The Senate will finally vote on a controversial information-sharing bill in a matter of days, but objections from Silicon Valley’s biggest corporations could keep Congress once again from approving a legislative effort to stymie cyberattacks through public-private partnership.
Sen. Richard Burr, a North Carolina Republican and co-sponsor of the Cybersecurity Information Sharing Act (CISA), said Thursday that lawmakers could vote on an amendments package early next week that would then bring the full bill to the attention of the Senate.
But opponents of the bill now include trade groups representing Apple, Facebook, Google, Microsoft, eBay and Amazon, and critics claim passage would put too much of their customers’ personal data into the heads of the government for the sake of cybersecurity.

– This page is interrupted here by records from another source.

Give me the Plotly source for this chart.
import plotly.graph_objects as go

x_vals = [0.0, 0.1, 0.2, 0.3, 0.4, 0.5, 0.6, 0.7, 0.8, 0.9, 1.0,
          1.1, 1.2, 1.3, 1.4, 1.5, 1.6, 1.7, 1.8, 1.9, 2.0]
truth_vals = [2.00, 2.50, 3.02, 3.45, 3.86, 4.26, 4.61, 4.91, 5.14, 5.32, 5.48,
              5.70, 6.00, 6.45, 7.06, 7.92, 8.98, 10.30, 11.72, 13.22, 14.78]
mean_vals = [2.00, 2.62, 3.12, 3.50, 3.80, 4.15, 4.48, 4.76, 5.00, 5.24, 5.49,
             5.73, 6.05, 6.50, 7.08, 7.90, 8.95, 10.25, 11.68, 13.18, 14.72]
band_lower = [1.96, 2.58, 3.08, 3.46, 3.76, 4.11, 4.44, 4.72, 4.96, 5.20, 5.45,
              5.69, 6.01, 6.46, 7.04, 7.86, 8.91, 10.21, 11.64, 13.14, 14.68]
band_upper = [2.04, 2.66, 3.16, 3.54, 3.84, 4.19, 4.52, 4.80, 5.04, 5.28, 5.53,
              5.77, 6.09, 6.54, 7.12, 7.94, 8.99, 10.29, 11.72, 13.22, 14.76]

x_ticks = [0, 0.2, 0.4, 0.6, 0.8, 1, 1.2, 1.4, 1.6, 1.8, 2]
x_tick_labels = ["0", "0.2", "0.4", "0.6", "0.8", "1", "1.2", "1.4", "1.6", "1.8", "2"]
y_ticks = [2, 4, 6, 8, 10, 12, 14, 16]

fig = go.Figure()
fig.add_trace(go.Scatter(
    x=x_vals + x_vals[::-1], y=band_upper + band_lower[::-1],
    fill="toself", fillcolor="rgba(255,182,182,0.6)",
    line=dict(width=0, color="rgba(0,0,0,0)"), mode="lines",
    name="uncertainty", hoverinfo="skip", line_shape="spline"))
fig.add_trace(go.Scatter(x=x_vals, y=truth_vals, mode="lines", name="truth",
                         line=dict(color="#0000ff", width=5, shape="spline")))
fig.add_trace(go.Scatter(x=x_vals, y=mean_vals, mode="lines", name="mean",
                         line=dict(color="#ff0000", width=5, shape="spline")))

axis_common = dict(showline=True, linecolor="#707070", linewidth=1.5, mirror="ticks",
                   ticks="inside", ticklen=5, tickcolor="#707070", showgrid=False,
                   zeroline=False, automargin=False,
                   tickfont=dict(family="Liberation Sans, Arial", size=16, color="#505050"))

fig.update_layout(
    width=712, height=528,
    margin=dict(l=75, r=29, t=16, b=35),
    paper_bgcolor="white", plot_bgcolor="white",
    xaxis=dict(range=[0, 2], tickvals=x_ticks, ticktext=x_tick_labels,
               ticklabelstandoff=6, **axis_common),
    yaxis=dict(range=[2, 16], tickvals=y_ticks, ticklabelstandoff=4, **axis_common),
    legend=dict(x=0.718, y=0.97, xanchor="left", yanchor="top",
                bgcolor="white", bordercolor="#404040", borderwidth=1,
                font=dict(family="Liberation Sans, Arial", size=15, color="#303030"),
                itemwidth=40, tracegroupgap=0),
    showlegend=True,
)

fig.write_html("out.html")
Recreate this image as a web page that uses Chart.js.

As written, CISA allows private sector companies to voluntarily share cyber-threat indicators with the federal government without risking liability. According to its authors, this information sharing would help experts with the Department of Homeland Security and other agencies stay on-top of the cyberattacks consistently waged against American targets.
The bill would “help protect Americans’ most private and personal information,” Senate Majority Leader Mitch McConnell, Kentucky Republican, said this week. “It contains modern tools that cybersecurity experts tell us could help prevent future attacks against both the public and private sectors.”
On Thursday, the chamber voted 83-14 for cloture, easily moving the bill past a procedural hurdle following a series of setbacks. But despite routine high-profile hacks like those suffered by the Office of Personnel Management and, more recently, CIA Director John Brennan and Jeh Johnson, the director of the Department of Homeland Security, lawmakers have been unable to get cybersecurity legislation on the books due to ongoing legislative roadblocks.
Testifying in the House one day earlier, Mr. Johnson endorsed CISA as “a good piece of legislation” and urged the Senate to pass it already and send it to a conference with a House version that’s already been approved.
But while the OPM breach and other recent cyberattacks nearly gave CISA the support it needed before summer recess put a pause on congressional debates up until now, new criticism courtesy of the biggest companies in tech could keep the bill from passing during next week’s vote.
Sen. Bernard Sanders, a Vermont independent and a Democratic presidential candidate, voted against cloture. On Twitter, he explained that “Our civil liberties and right to privacy shouldn’t be the price we pay for security.”
Sen. Rand Paul, a Kentucky Republican and a GOP presidential candidate, also said on Thursday that he thinks the bill weakens privacy protections. He attempted, unsuccessfully, to tack on an amendment that would have stripped immunity from companies that violate their own privacy agreements by participating in the info-exchange.
Although tech companies can decide one by one if they want to share information with the feds through CISA, critics, including Mr. Paul, have objected because that decision ultimately comes down to corporations, not customers.
Now with privacy advocates and tech companies raising similar concerns over the protection of user data under CISA, support for the bill has suddenly waned after the OPM breach and other cyberattacks nearly allowed for passage prior to the summer recess.
“Any company in America that chooses not to participate doesn’t have to, but to deny everybody who would like to participate is wrong,” Mr. Burr said on Thursday.
Activism groups are planning to protest CISA outside the U.S. Capitol Building later on Thursday.